Direction:
Using the listing below, extract each line that has the word "with" in it.

Data excerpt:

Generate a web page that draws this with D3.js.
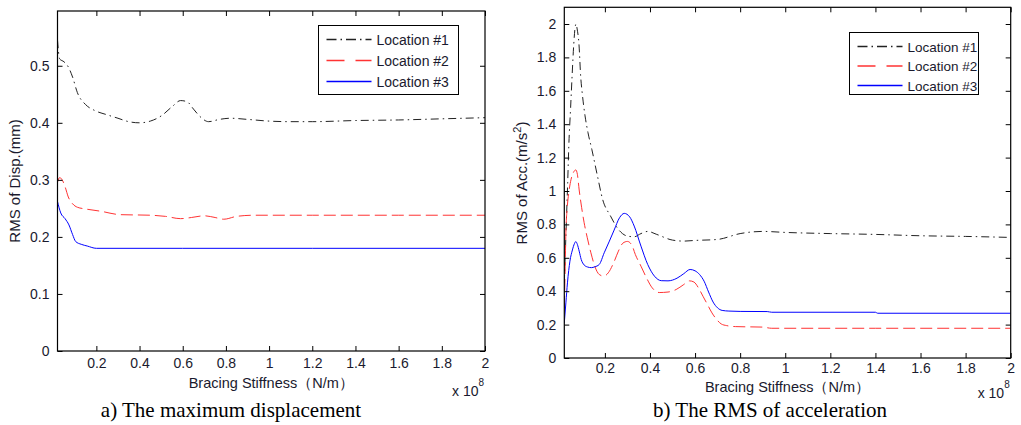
<!DOCTYPE html>
<html>
<head>
<meta charset="utf-8">
<script src="https://cdn.jsdelivr.net/npm/d3@7/dist/d3.min.js"></script>
<style>
  html, body { margin: 0; padding: 0; background: #fff; }
  svg { display: block; }
</style>
</head>
<body>
<svg id="chart" width="1021" height="425"></svg>
<script>
// Stiffness axis (x 10^8 N/m) tick values and labels, shared by both panels
const xTicks = [0.2, 0.4, 0.6, 0.8, 1.0, 1.2, 1.4, 1.6, 1.8, 2.0];
const xTickLabels = ["0.2", "0.4", "0.6", "0.8", "1", "1.2", "1.4", "1.6", "1.8", "2"];

const seriesNames = ["Location #1", "Location #2", "Location #3"];

// Panel a) maximum displacement (mm)
const dispTicks = [0, 0.1, 0.2, 0.3, 0.4, 0.5];
const dispTickLabels = ["0", "0.1", "0.2", "0.3", "0.4", "0.5"];
const dispLoc1 = [[0.02,0.545],[0.03,0.512],[0.05,0.507],[0.07,0.498],[0.09,0.48],[0.112,0.453],[0.15,0.432],[0.19,0.422],[0.25,0.414],[0.3,0.408],[0.35,0.402],[0.4,0.40],[0.45,0.403],[0.5,0.412],[0.55,0.428],[0.59,0.439],[0.62,0.437],[0.65,0.424],[0.68,0.411],[0.72,0.402],[0.77,0.406],[0.82,0.408],[0.9,0.406],[1.0,0.403],[1.1,0.402],[1.2,0.402],[1.4,0.404],[1.6,0.405],[1.8,0.407],[2.0,0.409]];
const dispLoc2 = [[0.02,0.296],[0.03,0.304],[0.04,0.301],[0.055,0.288],[0.07,0.27],[0.09,0.258],[0.112,0.252],[0.15,0.249],[0.22,0.245],[0.31,0.239],[0.45,0.238],[0.52,0.236],[0.59,0.232],[0.64,0.234],[0.7,0.237],[0.75,0.234],[0.79,0.231],[0.85,0.236],[0.93,0.238],[1.2,0.238],[1.6,0.238],[2.0,0.238]];
const dispLoc3 = [[0.02,0.262],[0.035,0.242],[0.055,0.232],[0.073,0.221],[0.09,0.204],[0.104,0.192],[0.13,0.187],[0.158,0.184],[0.2,0.18],[0.6,0.18],[1.2,0.18],[2.0,0.18]];

// Panel b) RMS of acceleration (m/s^2)
const accTicks = [0, 0.2, 0.4, 0.6, 0.8, 1.0, 1.2, 1.4, 1.6, 1.8, 2.0];
const accTickLabels = ["0", "0.2", "0.4", "0.6", "0.8", "1", "1.2", "1.4", "1.6", "1.8", "2"];
const accLoc1 = [[0.02,0.45],[0.025,0.65],[0.03,0.85],[0.035,1.05],[0.04,1.27],[0.048,1.5],[0.055,1.7],[0.062,1.88],[0.068,1.98],[0.072,2.0],[0.077,1.97],[0.085,1.88],[0.093,1.68],[0.1,1.58],[0.112,1.45],[0.125,1.35],[0.142,1.25],[0.167,1.09],[0.19,0.95],[0.225,0.85],[0.26,0.77],[0.3,0.73],[0.33,0.726],[0.36,0.745],[0.39,0.758],[0.43,0.74],[0.5,0.706],[0.55,0.7],[0.6,0.704],[0.7,0.71],[0.8,0.745],[0.9,0.758],[1.0,0.752],[1.2,0.745],[1.4,0.74],[1.6,0.732],[1.8,0.728],[2.0,0.722]];
const accLoc2 = [[0.02,0.3],[0.024,0.55],[0.027,0.75],[0.033,0.9],[0.041,1.0],[0.05,1.07],[0.06,1.11],[0.071,1.126],[0.078,1.1],[0.086,1.006],[0.097,0.9],[0.108,0.81],[0.122,0.72],[0.138,0.63],[0.155,0.55],[0.175,0.5],[0.195,0.49],[0.215,0.51],[0.241,0.577],[0.26,0.64],[0.28,0.688],[0.3,0.698],[0.32,0.675],[0.335,0.62],[0.36,0.55],[0.382,0.487],[0.41,0.42],[0.441,0.392],[0.48,0.395],[0.516,0.41],[0.55,0.44],[0.575,0.462],[0.595,0.455],[0.615,0.42],[0.635,0.37],[0.655,0.32],[0.675,0.27],[0.695,0.232],[0.716,0.204],[0.74,0.194],[0.78,0.188],[0.9,0.185],[0.94,0.178],[1.4,0.178],[2.0,0.178]];
const accLoc3 = [[0.02,0.21],[0.027,0.33],[0.034,0.45],[0.045,0.58],[0.056,0.647],[0.065,0.685],[0.071,0.697],[0.078,0.68],[0.086,0.64],[0.095,0.59],[0.108,0.557],[0.123,0.545],[0.14,0.541],[0.155,0.546],[0.175,0.56],[0.197,0.63],[0.22,0.7],[0.241,0.766],[0.265,0.84],[0.286,0.866],[0.31,0.845],[0.33,0.79],[0.36,0.67],[0.39,0.56],[0.42,0.49],[0.45,0.463],[0.48,0.462],[0.52,0.478],[0.55,0.505],[0.578,0.53],[0.6,0.522],[0.62,0.5],[0.64,0.46],[0.66,0.395],[0.68,0.335],[0.7,0.3],[0.72,0.285],[0.75,0.281],[0.8,0.279],[0.92,0.278],[0.94,0.274],[1.4,0.274],[1.41,0.268],[2.0,0.268]];

// Line styles: dash-dot black, dashed red, solid blue
const seriesStyles = [
  { color: "#222", dash: "8,4,1.5,4", legendDash: "10,4,1.5,4" },
  { color: "#ff3333", dash: "12,5", legendDash: "18,11" },
  { color: "#0000ff", dash: null, legendDash: null }
];

const svg = d3.select("#chart");
const FONT = "'Liberation Sans', Arial, sans-serif";
const TEXT_COLOR = "#1a1a2e";

function drawPanel(p) {
  const x = d3.scaleLinear().domain([0.02, 2]).range([p.left, p.right]);
  const y = d3.scaleLinear().domain([0, p.yMax]).range([p.bottom, p.top]);
  const g = svg.append("g");

  const clipId = "clip-" + p.id;
  svg.append("clipPath").attr("id", clipId)
    .append("rect").attr("x", p.left).attr("y", p.top)
    .attr("width", p.right - p.left).attr("height", p.bottom - p.top);

  // series lines
  const line = d3.line().x(d => x(d[0])).y(d => y(d[1])).curve(d3.curveMonotoneX);
  p.series.forEach((s, i) => {
    g.append("path")
      .attr("clip-path", `url(#${clipId})`)
      .attr("d", line(s))
      .attr("fill", "none")
      .attr("stroke", seriesStyles[i].color)
      .attr("stroke-width", 1)
      .attr("stroke-dasharray", seriesStyles[i].dash);
  });

  // axes: bottom/left with labels, top/right with inward ticks only
  const tickLen = 5;
  const axB = d3.axisBottom(x).tickValues(xTicks).tickSizeInner(-tickLen).tickSizeOuter(0)
    .tickPadding(p.xTickPad).tickFormat((d, i) => xTickLabels[i]);
  const axT = d3.axisTop(x).tickValues(xTicks).tickSizeInner(-tickLen).tickSizeOuter(0).tickFormat("");
  const axL = d3.axisLeft(y).tickValues(p.yTicks).tickSizeInner(-tickLen).tickSizeOuter(0)
    .tickPadding(8).tickFormat((d, i) => p.yTickLabels[i]);
  const axR = d3.axisRight(y).tickValues(p.yTicks).tickSizeInner(-tickLen).tickSizeOuter(0).tickFormat("");

  const axes = [
    g.append("g").attr("transform", `translate(0,${p.bottom})`).call(axB),
    g.append("g").attr("transform", `translate(0,${p.top})`).call(axT),
    g.append("g").attr("transform", `translate(${p.left},0)`).call(axL),
    g.append("g").attr("transform", `translate(${p.right},0)`).call(axR)
  ];
  axes.forEach(a => {
    a.select(".domain").remove();
    a.selectAll("line").attr("stroke", "#000").attr("stroke-width", 1);
    a.selectAll("text").attr("fill", TEXT_COLOR).style("font-family", FONT).style("font-size", "14px");
  });

  // frame
  g.append("rect").attr("x", p.left).attr("y", p.top)
    .attr("width", p.right - p.left).attr("height", p.bottom - p.top)
    .attr("fill", "none").attr("stroke", "#000").attr("stroke-width", 1.2);

  // axis titles
  g.append("text").attr("x", (p.left + p.right) / 2).attr("y", p.xLabelY)
    .attr("text-anchor", "middle").style("font-family", FONT).style("font-size", "14.5px")
    .attr("fill", TEXT_COLOR).text("Bracing Stiffness（N/m）");

  const yl = g.append("text")
    .attr("transform", `translate(${p.yLabelX},${p.yLabelY}) rotate(-90)`)
    .attr("text-anchor", "middle").style("font-family", FONT).style("font-size", "15px")
    .attr("fill", TEXT_COLOR);
  yl.append("tspan").text(p.yLabel);
  if (p.yLabelSup) {
    yl.append("tspan").attr("dy", -6).style("font-size", "11px").text(p.yLabelSup);
    yl.append("tspan").attr("dy", 6).text(p.yLabelTail);
  }

  // exponent note
  const ex = g.append("text").attr("x", p.right - 33).attr("y", p.expY)
    .style("font-family", FONT).style("font-size", "14px").attr("fill", TEXT_COLOR);
  ex.append("tspan").text("x 10");
  ex.append("tspan").attr("dy", -10).style("font-size", "10px").text("8");

  // legend
  const lg = g.append("g");
  lg.append("rect").attr("x", p.legend.x).attr("y", p.legend.y)
    .attr("width", p.legend.w).attr("height", p.legend.h)
    .attr("fill", "#fff").attr("stroke", "#000").attr("stroke-width", 1);
  seriesNames.forEach((name, i) => {
    const cy = p.legend.y + 14 + i * p.legend.step;
    lg.append("line")
      .attr("x1", p.legend.x + 8).attr("x2", p.legend.x + 53)
      .attr("y1", cy).attr("y2", cy)
      .attr("stroke", seriesStyles[i].color).attr("stroke-width", 1.3)
      .attr("stroke-dasharray", seriesStyles[i].legendDash);
    lg.append("text").attr("x", p.legend.x + 58).attr("y", cy + 5)
      .style("font-family", FONT).style("font-size", p.legend.font).attr("fill", TEXT_COLOR)
      .text(name);
  });

  // caption
  svg.append("text").attr("x", p.captionX).attr("y", 417)
    .attr("text-anchor", "middle")
    .style("font-family", "'Liberation Serif', 'Times New Roman', serif")
    .style("font-size", "21px").attr("fill", "#000")
    .text(p.caption);
}

drawPanel({
  id: "a", left: 57.5, right: 485, top: 11, bottom: 351, yMax: 0.596,
  yTicks: dispTicks, yTickLabels: dispTickLabels,
  series: [dispLoc1, dispLoc2, dispLoc3],
  xTickPad: 7, xLabelY: 388, expY: 396,
  yLabel: "RMS of Disp.(mm)", yLabelX: 20, yLabelY: 181,
  legend: { x: 318.5, y: 25.5, w: 140, h: 69, step: 21, font: "14px" },
  caption: "a) The maximum displacement", captionX: 231
});

drawPanel({
  id: "b", left: 564.3, right: 1010.7, top: 7.3, bottom: 358, yMax: 2.1,
  yTicks: accTicks, yTickLabels: accTickLabels,
  series: [accLoc1, accLoc2, accLoc3],
  xTickPad: 5, xLabelY: 392, expY: 398,
  yLabel: "RMS of Acc.(m/s", yLabelSup: "2", yLabelTail: ")", yLabelX: 527, yLabelY: 183,
  legend: { x: 849.5, y: 32.5, w: 129, h: 62, step: 19.5, font: "13.5px" },
  caption: "b) The RMS of acceleration", captionX: 770
});
</script>
</body>
</html>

Exercise response:
Generate a web page that draws this with D3.js.
  // axes: bottom/left with labels, top/right with inward ticks only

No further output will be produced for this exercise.